There are always leaders and followers, those who take the leap first. We in the real estate industry, and the economic recovery itself, are being lead by a wave of first time home buyers who are critical in the jump start of our market. And with those firsts comes a wave that benefits all price points.
When first time home buyers purchase entry level homes, the entry-level homeowners are able to sell and move-up to mid-level homes, while those sellers sell and ultimately purchase homes in higher priced or luxury arenas. It’s a kind of “trickle up” process that could catapult our market to rebound.
Let’s look at the good news from the National Association of Realtors and the numbers of existing home sales for March: Nationally, prices rose from February to March by 4.2 percent which is much higher than the typical 1.8 percent seasonal increase between those two months.
Housing inventory at the end of March fell 1.6 percent to 3.74 million existing homes available for sale which represents a 9.8 month supply at the current sales pace.
The share of lower priced home sales have trended up, indicating a return of many first-time buyers.

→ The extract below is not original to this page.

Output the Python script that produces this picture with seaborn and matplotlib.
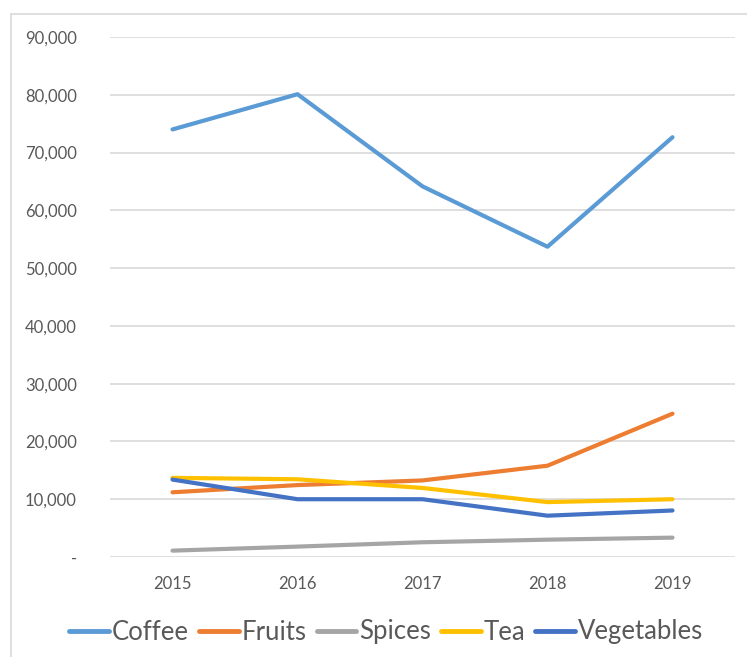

Sales in the upper price ranges remain stalled but there are two reasons for this. First, jumbo loans still are difficult to obtain right now—though that may change in the second and third quarters thanks to the government’s work to restore this—and second, now that first time home buyers are once again entering the market.
Another interesting note, the Mortgage Bankers Association this week released its Weekly Mortgage Applications Survey for the week ending April 17. The index showed an increase of 5.3 percent from the previous week and that was a 76.9 percent increase compared with the same week a year ago. Yes, 76.9, that’s not a typo.
Whatever you think about what our government is doing to revive our economy, it seems some of the early work like the first time home buyer tax credit is working. Earlier this week Inman News reported that the preliminary numbers from the IRS suggest 1.4 million taxpayers will claim the federal first-time home buyer tax credit on their 2008 tax returns, meaning the program is likely to meet or exceed the 2 million target set by lawmakers before it ends November 30, 2009.
Finally and I think this is probably most notable, the Wall Street Journal reported this week that prices have fallen back into line with what the typical household can afford to pay in most of the U.S. The report showed that home prices are dubbed “fairly” valued in 202 of the 330 markets studied. That means the average price level is within a band 14% above or below the historical norm. Twenty-one markets are “overvalued” or between 14% and 34% above the norm. And 106 markets are considered “undervalued” or more than 14% below the norm. Take a look at this graph which showcases where we were in the early part of the decade as compared to today:
Wondering how the drop in property value a positive thing? Though the ride was nice in the big real estate boom of the early 2000s, we couldn’t sustain those types of record appreciation levels without eliminating certain consumer niches, including first time home buyers. Now that levels are back within range, the first time home buyers are able to reenter the market.
It’s just a matter of time before we weed through the remaining banked owned inventory and we should begin to see prices stabilize. Once we see that, the remaining areas of the market should begin to see an upswing, too.
First steps are memorable. Is it time for you to take one?